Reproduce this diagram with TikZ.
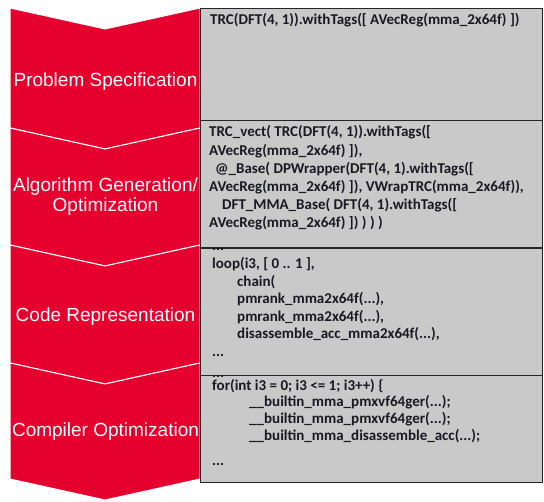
\documentclass[tikz,border=0pt]{standalone}
\usepackage{fontspec}
\setmainfont{Liberation Sans}
\newfontfamily\codefont{Carlito}[BoldFont={* Bold}]
\definecolor{chevred}{RGB}{230,0,46}
\definecolor{boxgray}{RGB}{201,201,201}
\definecolor{codeink}{RGB}{25,25,35}
\tikzset{
  chevron/.style={fill=chevred, draw=white, line width=1pt, line join=miter},
  codebox/.style={fill=boxgray, draw=black!85, line width=1.3pt, inner sep=0pt, anchor=north west, minimum width=342pt},
  steplabel/.style={text=white, font=\fontsize{19}{21}\selectfont, anchor=base, inner sep=0pt},
  codeline/.style={text=codeink, font=\codefont\bfseries\fontsize{15}{18}\selectfont, anchor=base west, inner sep=0pt},
}
\begin{document}
\begin{tikzpicture}[x=1pt,y=-1pt]
\useasboundingbox (0,0) rectangle (544,502);
% chevrons
\foreach \ya/\yb [count=\k] in {8/128,128/245,245/363,363/479}{
  \draw[chevron] (10,\ya) -- (105,\ya+21) -- (200,\ya) -- (200,\yb) -- (105,\yb+21) -- (10,\yb) -- cycle;
}
% boxes
\node[codebox, minimum height=112pt] (box1) at (200,8) {};
\node[codebox, minimum height=127.5pt] (box2) at (200,120) {};
\node[codebox, minimum height=127.5pt] (box3) at (200,247.5) {};
\node[codebox, minimum height=107pt] (box4) at (200,375) {};
% labels
\node[steplabel] (lab1) at (105.5,87) {Problem Specification};
\node[steplabel] (lab2a) at (105.5,191.5) {Algorithm Generation/};
\node[steplabel] (lab2b) at (105.5,212) {Optimization};
\node[steplabel] (lab3) at (105.5,321.5) {Code Representation};
\node[steplabel] (lab4) at (105.5,436.5) {Compiler Optimization};
% box 1
\node[codeline] (c1a) at (210,25) {TRC(DFT(4, 1)).withTags([ AVecReg(mma\_2x64f) ])};
% box 2
\node[codeline] (c2a) at (209,137) {TRC\_vect( TRC(DFT(4, 1)).withTags([};
\node[codeline] (c2b) at (209,155.2) {AVecReg(mma\_2x64f) ]),};
\node[codeline] (c2c) at (215,173.4) {@\_Base( DPWrapper(DFT(4, 1).withTags([};
\node[codeline] (c2d) at (209,191.6) {AVecReg(mma\_2x64f) ]), VWrapTRC(mma\_2x64f)),};
\node[codeline] (c2e) at (222,209.8) {DFT\_MMA\_Base( DFT(4, 1).withTags([};
\node[codeline] (c2f) at (209,228) {AVecReg(mma\_2x64f) ]) ) ) )};
% box 3
\node[codeline] (c3a) at (212,250.5) {...};
\node[codeline] (c3b) at (212,269) {loop(i3, [ 0 .. 1 ],};
\node[codeline] (c3c) at (237,286.5) {chain(};
\node[codeline] (c3d) at (237,304) {pmrank\_mma2x64f(...),};
\node[codeline] (c3e) at (237,321.5) {pmrank\_mma2x64f(...),};
\node[codeline] (c3f) at (237,339) {disassemble\_acc\_mma2x64f(...),};
\node[codeline] (c3g) at (212,357) {...};
% box 4
\node[codeline] (c4a) at (212,377.2) {...};
\node[codeline] (c4b) at (212,390.8) {for(int i3 = 0; i3 <= 1; i3++) \{};
\node[codeline] (c4c) at (249,407) {\_\_builtin\_mma\_pmxvf64ger(...);};
\node[codeline] (c4d) at (249,424) {\_\_builtin\_mma\_pmxvf64ger(...);};
\node[codeline] (c4e) at (249,441) {\_\_builtin\_mma\_disassemble\_acc(...);};
\node[codeline] (c4f) at (212,466) {...};
\end{tikzpicture}
\end{document}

Goal of the exercise
Print the whole listing above once more, word for word, without its pictures.

Solution
Reproduce this diagram with TikZ.
\documentclass[tikz,border=0pt]{standalone}
\usepackage{fontspec}
\setmainfont{Liberation Sans}
\newfontfamily\codefont{Carlito}[BoldFont={* Bold}]
\definecolor{chevred}{RGB}{230,0,46}
\definecolor{boxgray}{RGB}{201,201,201}
\definecolor{codeink}{RGB}{25,25,35}
\tikzset{
  chevron/.style={fill=chevred, draw=white, line width=1pt, line join=miter},
  codebox/.style={fill=boxgray, draw=black!85, line width=1.3pt, inner sep=0pt, anchor=north west, minimum width=342pt},
  steplabel/.style={text=white, font=\fontsize{19}{21}\selectfont, anchor=base, inner sep=0pt},
  codeline/.style={text=codeink, font=\codefont\bfseries\fontsize{15}{18}\selectfont, anchor=base west, inner sep=0pt},
}
\begin{document}
\begin{tikzpicture}[x=1pt,y=-1pt]
\useasboundingbox (0,0) rectangle (544,502);
% chevrons
\foreach \ya/\yb [count=\k] in {8/128,128/245,245/363,363/479}{
  \draw[chevron] (10,\ya) -- (105,\ya+21) -- (200,\ya) -- (200,\yb) -- (105,\yb+21) -- (10,\yb) -- cycle;
}
% boxes
\node[codebox, minimum height=112pt] (box1) at (200,8) {};
\node[codebox, minimum height=127.5pt] (box2) at (200,120) {};
\node[codebox, minimum height=127.5pt] (box3) at (200,247.5) {};
\node[codebox, minimum height=107pt] (box4) at (200,375) {};
% labels
\node[steplabel] (lab1) at (105.5,87) {Problem Specification};
\node[steplabel] (lab2a) at (105.5,191.5) {Algorithm Generation/};
\node[steplabel] (lab2b) at (105.5,212) {Optimization};
\node[steplabel] (lab3) at (105.5,321.5) {Code Representation};
\node[steplabel] (lab4) at (105.5,436.5) {Compiler Optimization};
% box 1
\node[codeline] (c1a) at (210,25) {TRC(DFT(4, 1)).withTags([ AVecReg(mma\_2x64f) ])};
% box 2
\node[codeline] (c2a) at (209,137) {TRC\_vect( TRC(DFT(4, 1)).withTags([};
\node[codeline] (c2b) at (209,155.2) {AVecReg(mma\_2x64f) ]),};
\node[codeline] (c2c) at (215,173.4) {@\_Base( DPWrapper(DFT(4, 1).withTags([};
\node[codeline] (c2d) at (209,191.6) {AVecReg(mma\_2x64f) ]), VWrapTRC(mma\_2x64f)),};
\node[codeline] (c2e) at (222,209.8) {DFT\_MMA\_Base( DFT(4, 1).withTags([};
\node[codeline] (c2f) at (209,228) {AVecReg(mma\_2x64f) ]) ) ) )};
% box 3
\node[codeline] (c3a) at (212,250.5) {...};
\node[codeline] (c3b) at (212,269) {loop(i3, [ 0 .. 1 ],};
\node[codeline] (c3c) at (237,286.5) {chain(};
\node[codeline] (c3d) at (237,304) {pmrank\_mma2x64f(...),};
\node[codeline] (c3e) at (237,321.5) {pmrank\_mma2x64f(...),};
\node[codeline] (c3f) at (237,339) {disassemble\_acc\_mma2x64f(...),};
\node[codeline] (c3g) at (212,357) {...};
% box 4
\node[codeline] (c4a) at (212,377.2) {...};
\node[codeline] (c4b) at (212,390.8) {for(int i3 = 0; i3 <= 1; i3++) \{};
\node[codeline] (c4c) at (249,407) {\_\_builtin\_mma\_pmxvf64ger(...);};
\node[codeline] (c4d) at (249,424) {\_\_builtin\_mma\_pmxvf64ger(...);};
\node[codeline] (c4e) at (249,441) {\_\_builtin\_mma\_disassemble\_acc(...);};
\node[codeline] (c4f) at (212,466) {...};
\end{tikzpicture}
\end{document}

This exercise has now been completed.